L'appel d'Abdullah Öcalan pour "la paix et une société démocratique", annoncé le 27 février par la délégation d'Imrali, a trouvé un large écho au-delà de la Turquie et du Kurdistan.
Idris Baluken, ancien député du HDP

L’appel d’Abdullah Öcalan en faveur de « la paix et d’une société démocratique », annoncé le 27 février par la délégation d’Imrali, a résonné bien au-delà de la Turquie et du Kurdistan, trouvant un écho au Moyen-Orient et à l’international.

Pour analyser cette démarche historique, l’agence de presse Firat News (ANF) a interviewé Idris Baluken, ancien membre de la délégation d’Imrali et figure politique kurde.

Une démarche ancrée dans l’histoire

Après 26 ans d’incarcération, Abdullah Öcalan replace la lutte du peuple kurde pour la démocratie, la paix et la liberté au cœur des enjeux politiques régionaux et mondiaux. Rappelons qu’en 1999, Öcalan était victime d’une conspiration internationale qui l’a conduit à son arrestation au Kenya. Depuis, il est soumis à un régime d’isolement extrême sur l’île-prison d’Imrali. Malgré ces conditions, il a su maintenir et développer une pensée axée sur la liberté, la démocratie et la paix.

Selon Idris Baluken, cet appel marque un tournant historique. « Ce message puissant réveille l’espoir d’une transformation démocratique et d’un avenir libre, non seulement pour les Kurdes, mais aussi pour l’ensemble des peuples de Turquie et du Moyen-Orient », affirme-t-il.

Une proposition à long terme

Alors que le Moyen-Orient traverse une période de recomposition, Öcalan ne se contente pas de réagir à la situation actuelle. « Sa vision intègre une réflexion sur les cinquante, voire cent prochaines années », explique Baluken.

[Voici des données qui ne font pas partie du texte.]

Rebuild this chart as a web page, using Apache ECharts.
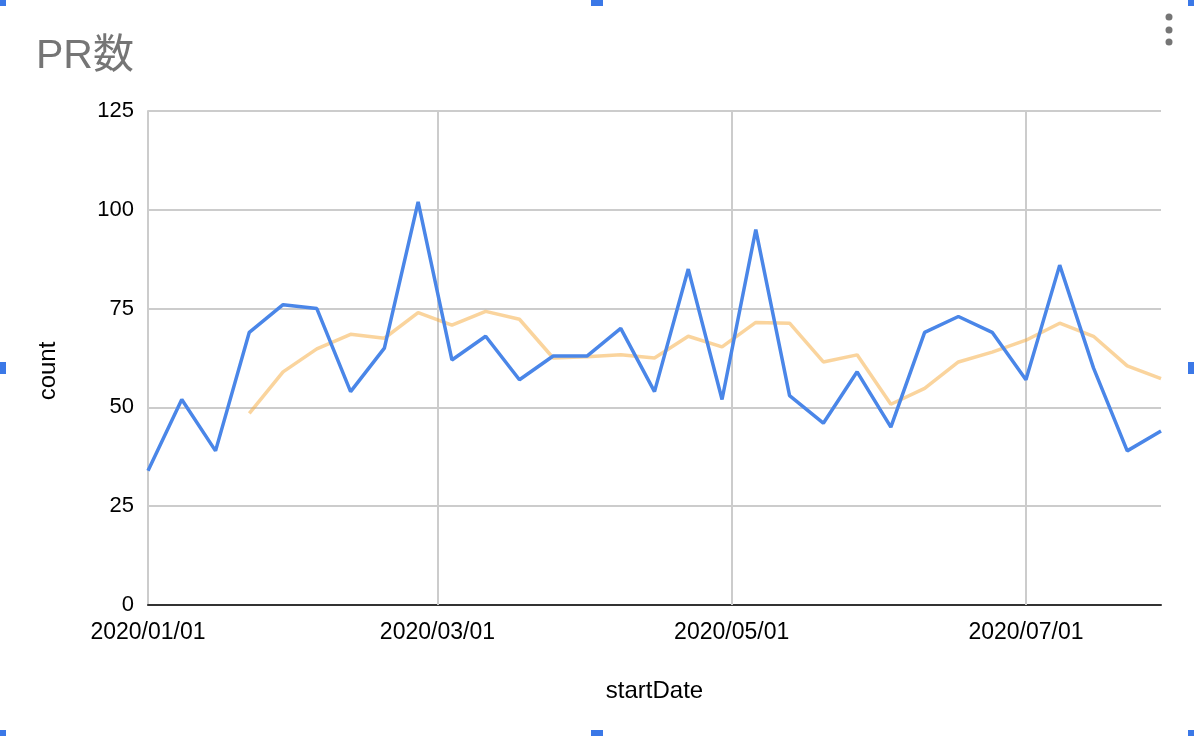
<!DOCTYPE html>
<html>
<head>
<meta charset="utf-8">
<script src="https://cdn.jsdelivr.net/npm/echarts@6/dist/echarts.min.js"></script>
<style>
html,body{margin:0;padding:0;background:#fff;}
#chart{width:1194px;height:736px;}
</style>
</head>
<body>
<div id="chart"></div>
<script>
// Weekly start dates
const dates = [
  '2020-01-01','2020-01-08','2020-01-15','2020-01-22','2020-01-29',
  '2020-02-05','2020-02-12','2020-02-19','2020-02-26','2020-03-04',
  '2020-03-11','2020-03-18','2020-03-25','2020-04-01','2020-04-08',
  '2020-04-15','2020-04-22','2020-04-29','2020-05-06','2020-05-13',
  '2020-05-20','2020-05-27','2020-06-03','2020-06-10','2020-06-17',
  '2020-06-24','2020-07-01','2020-07-08','2020-07-15','2020-07-22',
  '2020-07-29'
];
// PR count per week (blue)
const counts = [34,52,39,69,76,75,54,65,102,62,68,57,63,63,70,54,85,52,95,53,46,59,45,69,73,69,57,86,60,39,44];
// Moving-average trend (orange)
const trend = [null,null,null,48.5,59,64.8,68.5,67.5,74,70.8,74.3,72.3,62.5,62.8,63.3,62.5,68,65.3,71.5,71.3,61.5,63.3,50.8,54.8,61.5,64,67,71.3,68,60.5,57.3];
// X tick labels / vertical grid positions
const xTicks = ['2020-01-01','2020-03-01','2020-05-01','2020-07-01'];
const yTicks = [0,25,50,75,100,125];

const toTs = s => { const p = s.split('-').map(Number); return new Date(p[0], p[1]-1, p[2]).getTime(); };
const pad = n => (n < 10 ? '0' : '') + n;
const fmt = v => { const d = new Date(v); return d.getFullYear() + '/' + pad(d.getMonth()+1) + '/' + pad(d.getDate()); };
const FONT = "'Liberation Sans', Arial, 'Noto Sans CJK JP', sans-serif";

const chart = echarts.init(document.getElementById('chart'));
const handles = [[0,0],[597,0],[1194,0],[0,368],[1194,368],[0,736],[597,736],[1194,736]];

chart.setOption({
  animation: false,
  backgroundColor: '#fff',
  title: {
    text: 'PR数', left: 31, top: 31,
    textStyle: { fontFamily: FONT, fontSize: 41, fontWeight: 'normal', color: '#757575' }
  },
  grid: { left: 148, right: 33, top: 111, bottom: 131, containLabel: false },
  xAxis: {
    type: 'value',
    min: toTs(dates[0]), max: toTs(dates[dates.length-1]),
    name: 'startDate', nameLocation: 'middle', nameGap: 74,
    nameTextStyle: { fontFamily: FONT, fontSize: 24, color: '#000' },
    axisLine: { show: true, lineStyle: { color: '#333', width: 2 } },
    axisTick: { show: false },
    splitLine: { show: false },
    axisLabel: {
      customValues: xTicks.map(toTs),
      showMinLabel: true, showMaxLabel: true,
      margin: 16,
      fontFamily: FONT, fontSize: 23, color: '#000',
      formatter: v => fmt(v)
    }
  },
  yAxis: {
    type: 'value', min: yTicks[0], max: yTicks[yTicks.length-1], interval: 25,
    name: 'count', nameLocation: 'middle', nameGap: 88,
    nameTextStyle: { fontFamily: FONT, fontSize: 24, color: '#000', padding: [0, 26, 0, 0] },
    axisLine: { show: true, lineStyle: { color: '#ccc', width: 2 } },
    axisTick: { show: false },
    splitLine: { show: true, lineStyle: { color: '#ccc', width: 2 } },
    axisLabel: { margin: 14, fontFamily: FONT, fontSize: 22, color: '#000' }
  },
  series: [
    {
      name: 'trend', type: 'line', z: 2, symbol: 'none', smooth: false,
      data: dates.map((d, i) => [toTs(d), trend[i]]),
      lineStyle: { color: 'rgba(245,170,60,0.5)', width: 3.5 },
      itemStyle: { color: 'rgba(245,170,60,0.5)' },
      markLine: {
        silent: true, symbol: 'none', label: { show: false }, z: 1,
        lineStyle: { color: '#ccc', width: 2, type: 'solid' },
        data: xTicks.slice(1).map(d => ({ xAxis: toTs(d) }))
      }
    },
    {
      name: 'count', type: 'line', z: 3, symbol: 'none', smooth: false,
      data: dates.map((d, i) => [toTs(d), counts[i]]),
      lineStyle: { color: '#4a86e8', width: 3.5 },
      itemStyle: { color: '#4a86e8' }
    }
  ],
  graphic: [
    ...[17, 30, 42].map(y => ({ type: 'circle', shape: { cx: 1169, cy: y, r: 3.5 }, style: { fill: '#757575' }, silent: true })),
    ...handles.map(([x, y]) => ({ type: 'rect', shape: { x: x - 6, y: y - 6, width: 12, height: 12 }, style: { fill: '#3b78e7' }, silent: true }))
  ]
});
</script>
</body>
</html>
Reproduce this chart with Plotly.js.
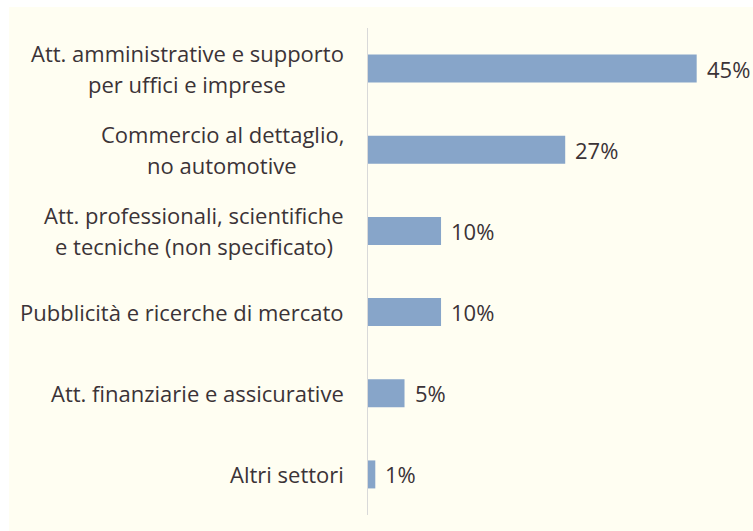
<!DOCTYPE html>
<html>
<head>
<meta charset="utf-8">
<script src="https://cdn.plot.ly/plotly-3.0.1.min.js"></script>
<style>
html,body{margin:0;padding:0;background:#ffffff;}
#chart{position:absolute;left:9px;top:7px;width:744px;height:524px;}
</style>
</head>
<body>
<div id="chart"></div>
<script>
var categories = [
  "Att. amministrative e supporto<br>per uffici e imprese",
  "Commercio al dettaglio,<br>no automotive",
  "Att. professionali, scientifiche<br>e tecniche (non specificato)",
  "Pubblicità e ricerche di mercato",
  "Att. finanziarie e assicurative",
  "Altri settori"
];
var values = [45, 27, 10, 10, 5, 1];
var valueLabels = ["45%", "27%", "10%", "10%", "5%", "1%"];

var FONT = "'Open Sans', sans-serif";
var TEXTCOL = "#3b3337";
var FS = 22;
var LINE_PITCH = 31;

var annotations = [];
categories.forEach(function(cat, i){
  var lines = cat.split("<br>");
  var n = lines.length;
  lines.forEach(function(line, k){
    annotations.push({
      xref: "paper", yref: "y", x: 0, y: cat,
      xanchor: "right", yanchor: "middle", align: "center",
      xshift: -22, yshift: ((n - 1) / 2 - k) * LINE_PITCH,
      showarrow: false,
      text: line,
      font: {family: FONT, size: FS, color: TEXTCOL},
      _block: i
    });
  });
  annotations.push({
    xref: "x", yref: "y", x: values[i], y: cat,
    xanchor: "left", yanchor: "middle",
    xshift: 8, showarrow: false,
    text: valueLabels[i],
    font: {family: FONT, size: FS, color: TEXTCOL}
  });
});

var canvas = document.createElement("canvas");
var ctx = canvas.getContext("2d");

function build(){
  ctx.font = FS + "px 'Open Sans'";
  var widths = {};
  annotations.forEach(function(a){
    if (a._block !== undefined) {
      var w = ctx.measureText(a.text).width;
      a._w = w;
      widths[a._block] = Math.max(widths[a._block] || 0, w);
    }
  });
  annotations.forEach(function(a){
    if (a._block !== undefined) {
      a.xshift = -22 - (widths[a._block] - a._w) / 2;
      delete a._block; delete a._w;
    }
  });

  var trace = {
    type: "bar",
    orientation: "h",
    x: values,
    y: categories,
    marker: {color: "#87a5c9"},
    hoverinfo: "none"
  };

  var layout = {
    width: 744, height: 524,
    margin: {l: 359, r: 3, t: 21, b: 16},
    paper_bgcolor: "#fffef2",
    plot_bgcolor: "#fffef2",
    showlegend: false,
    bargap: 0.655,
    xaxis: {range: [0, 52.3], visible: false, fixedrange: true},
    yaxis: {
      type: "category",
      autorange: "reversed",
      showticklabels: false,
      showgrid: false,
      zeroline: false,
      showline: true,
      linecolor: "#d9d9d9",
      linewidth: 1.5,
      ticks: "",
      fixedrange: true
    },
    annotations: annotations
  };
  Plotly.newPlot("chart", [trace], layout, {displayModeBar: false, staticPlot: true});
}

document.fonts.load(FS + "px 'Open Sans'").then(build, build);
</script>
</body>
</html>
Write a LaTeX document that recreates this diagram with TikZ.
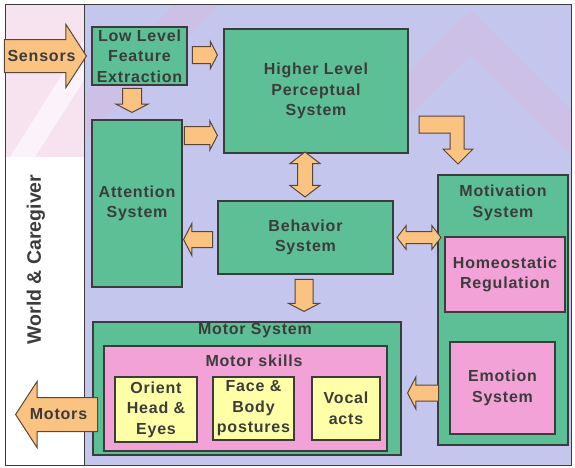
\documentclass[tikz,border=0pt]{standalone}
\usepackage{fontspec}
\setmainfont{Liberation Sans}
\usetikzlibrary{shapes.arrows}
\definecolor{panel}{HTML}{C4C6EE}
\definecolor{boxgreen}{HTML}{5DBF96}
\definecolor{boxpink}{HTML}{F2A2D6}
\definecolor{boxyellow}{HTML}{FFFFA8}
\definecolor{arrowfill}{HTML}{FAC382}
\definecolor{arrowline}{HTML}{5A4636}
\definecolor{ink}{HTML}{3C3C3C}
\definecolor{wmark}{HTML}{E8B0D4}
\newcommand{\lblfont}{\fontsize{16}{20.5}\selectfont\bfseries\addfontfeature{LetterSpace=5}}
\tikzset{
  box/.style={draw=ink, line width=1.2pt, inner sep=0pt, align=center, text=ink, font=\lblfont},
  grnbox/.style={box, fill=boxgreen},
  pnkbox/.style={box, fill=boxpink},
  ylwbox/.style={box, fill=boxyellow},
  lbl/.style={text=ink, font=\lblfont, align=center, inner sep=0pt},
  fat/.style={single arrow, draw=arrowline, fill=arrowfill, line width=1pt, inner sep=0pt,
    single arrow head indent=0pt, single arrow tip angle=125, anchor=tip},
  fatboth/.style={double arrow, draw=arrowline, fill=arrowfill, line width=1pt, inner sep=0pt,
    double arrow head indent=0pt, double arrow tip angle=105},
}
\begin{document}
\begin{tikzpicture}[x=1pt,y=-1pt]
\useasboundingbox (0,0) rectangle (575,467);
% background
\fill[white] (5,4) rectangle (571,465);
\fill[wmark!35] (5,4) rectangle (84,157);
\fill[white, opacity=0.6] (84,40) -- (84,80) -- (35,157) -- (10,157) -- cycle;
\fill[panel] (84,4) rectangle (571,465);
\begin{scope}
\clip (84,4) rectangle (571,465);
\fill[wmark, opacity=0.25] (84,95) -- (190,-10) -- (235,-10) -- (84,140) -- cycle;
\fill[wmark, opacity=0.25] (330,150) -- (470,10) -- (590,130) -- (590,175) -- (470,55) -- (375,150) -- cycle;
\end{scope}
\draw[ink, line width=1pt] (5,4) rectangle (571,465);
\draw[ink, line width=1pt] (84,4) -- (84,465);
\node[lbl, rotate=90, font=\fontsize{19.5}{20}\selectfont\bfseries] (world) at (36,259.5) {World \& Caregiver};

% boxes
\node[grnbox, minimum width=95pt, minimum height=58pt] (llfe) at (139.5,56) {Low Level\\Feature\\Extraction};
\node[grnbox, minimum width=184pt, minimum height=124pt] (hlps) at (316,91) {Higher Level\\Perceptual\\System};
\node[grnbox, minimum width=90pt, minimum height=167pt] (att) at (137,203.5) {Attention\\System};
\node[grnbox, minimum width=175pt, minimum height=73pt] (beh) at (305.5,237.5) {Behavior\\System};
\node[grnbox, minimum width=130pt, minimum height=270pt] (motiv) at (503,310) {};
\node[lbl] (motivlbl) at (503,203) {Motivation\\System};
\node[pnkbox, minimum width=120pt, minimum height=75pt] (homeo) at (505,274.5) {Homeostatic\\Regulation};
\node[pnkbox, minimum width=105pt, minimum height=92pt] (emo) at (502.5,388) {Emotion\\System};
\node[grnbox, minimum width=308pt, minimum height=133pt] (msys) at (247,388.5) {};
\node[lbl] (msyslbl) at (255,331) {Motor System};
\node[pnkbox, minimum width=283pt, minimum height=105pt] (mskill) at (245.5,398.5) {};
\node[lbl] (mskilllbl) at (254,361) {Motor skills};
\node[ylwbox, minimum width=82pt, minimum height=65pt] (orient) at (156,409.5) {Orient\\Head \&\\Eyes};
\node[ylwbox, minimum width=81pt, minimum height=63pt] (face) at (253.5,408.5) {Face \&\\Body\\postures};
\node[ylwbox, minimum width=68pt, minimum height=63pt] (vocal) at (346,408.5) {Vocal\\acts};

% block arrows
\node[fat, minimum height=82pt, inner ysep=16pt, single arrow head extend=15pt, single arrow tip angle=114] (sensarr) at (87,56) {};
\node[lbl] (sens) at (41.5,56) {Sensors};
\node[fat, minimum height=25pt, inner ysep=8pt, single arrow head extend=5pt] (a1) at (218,55) {};
\node[fat, rotate=-90, minimum height=24pt, inner ysep=9pt, single arrow head extend=6.5pt] (a2) at (132,113) {};
\node[fat, minimum height=33pt, inner ysep=8.5pt, single arrow head extend=5.5pt] (a3) at (218,135.5) {};
\node[fatboth, rotate=90, minimum height=45pt, inner ysep=7pt, double arrow head extend=7.5pt] (a4) at (305,174.5) {};
\node[fat, rotate=180, minimum height=29pt, inner ysep=7.5pt, single arrow head extend=8pt] (a5) at (183,239.5) {};
\node[fatboth, minimum height=44pt, inner ysep=5.5pt, double arrow head extend=6pt] (a6) at (419,237.5) {};
\node[fat, rotate=-90, minimum height=32pt, inner ysep=8.5pt, single arrow head extend=6.5pt] (a7) at (304,312) {};
\node[fat, rotate=180, minimum height=31pt, inner ysep=7.5pt, single arrow head extend=8pt] (a8) at (407,393) {};
\node[fat, rotate=180, minimum height=82pt, inner ysep=16.5pt, single arrow head extend=16pt, single arrow tip angle=114] (motarr) at (15,414.5) {};
\node[lbl] (motors) at (58.5,414.5) {Motors};
\draw[draw=arrowline, fill=arrowfill, line width=1pt, line join=miter] (419,116) -- (464,116) -- (464,149) -- (473,149) -- (458,164) -- (443,149) -- (450,149) -- (450,133) -- (419,133) -- cycle;
\end{tikzpicture}
\end{document}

Si les parties prenantes acceptent son initiative, des avancées significatives pourraient émerger à court terme. « Tout dépendra de la réponse que l’État turc choisira d’apporter « , ajoute-t-il.

Retour sur l’échec des négociations passées

Baluken rappelle que les négociations menées il y a une dizaine d’années avaient été interrompues par l’attitude de l’État turc. « Cette rupture a entraîné une période extrêmement difficile, marquée par de lourdes pertes humaines et une pression intense sur la société », déplore-t-il.

Depuis, la Turquie s’est enlisée dans une crise politique, juridique et économique sans précédent. « Si l’accord de Dolmabahçe de 2015 avait été mis en œuvre, le pays ne connaîtrait pas l’effondrement actuel, et les Kurdes n’auraient pas eu à endurer tant de souffrances », estime l’ex-membre de la délégation d’Imrali.

Un besoin urgent de solution

L’actualité au Moyen-Orient, de la Palestine au Liban en passant par la Syrie, a renforcé l’urgence de régler la question kurde. « Nous sommes arrivés à un point de rupture où la résolution de cette question n’est plus un choix, mais une nécessité », affirme Baluken.

Dans ce contexte, l’appel d’Öcalan est perçu comme une occasion historique de relancer un processus de paix. « L’État et le gouvernement turcs doivent maintenant prendre des mesures concrètes et sincères en réponse à cette démarche », insiste Baluken.

Une médiation démocratique indispensable

L’un des points centraux de l’appel d’Öcalan concerne la nécessité d’un cadre légal et démocratique pour permettre un abandon des armes par le PKK. « Le message d’Öcalan est clair : la fin de la lutte armée ne peut advenir qu’avec des garanties institutionnelles », souligne Baluken.

Pourtant, malgré ces ouvertures, des contradictions persistent du côté turc. « Nous voyons des gestes politiques qui ne sont pas suivis d’actions concrètes. L’isolement d’Öcalan reste total, et aucune réforme n’a été engagée en faveur de la démocratisation », critique l’ex-délégué d’Imrali.

« Les Kurdes ne perdront pas avec Öcalan à la table des négociations »

Malgré les obstacles, Abdullah Öcalan continue d’œuvrer pour un avenir pacifique et démocratique. « Il cherche à assurer non seulement les prochaines décennies des Kurdes, mais aussi celles de tous les peuples du Moyen-Orient », souligne Baluken.

Selon lui, l’avenir du processus repose sur la volonté politique de l’État turc. « Si aucune marge n’est laissée à la politique démocratique, si aucun pas juridique n’est fait, alors ce processus n’aura aucune chance d’aboutir », prévient-il.

Quoi qu’il en soit, la confiance des Kurdes en Öcalan reste intacte. « Après 26 ans de détention, il continue d’inspirer son peuple. Il a su redonner une identité politique à ceux dont la langue et la culture avaient été niées. C’est une certitude : avec lui à la table des négociations, les Kurdes ne perdront pas », conclut Idris Baluken.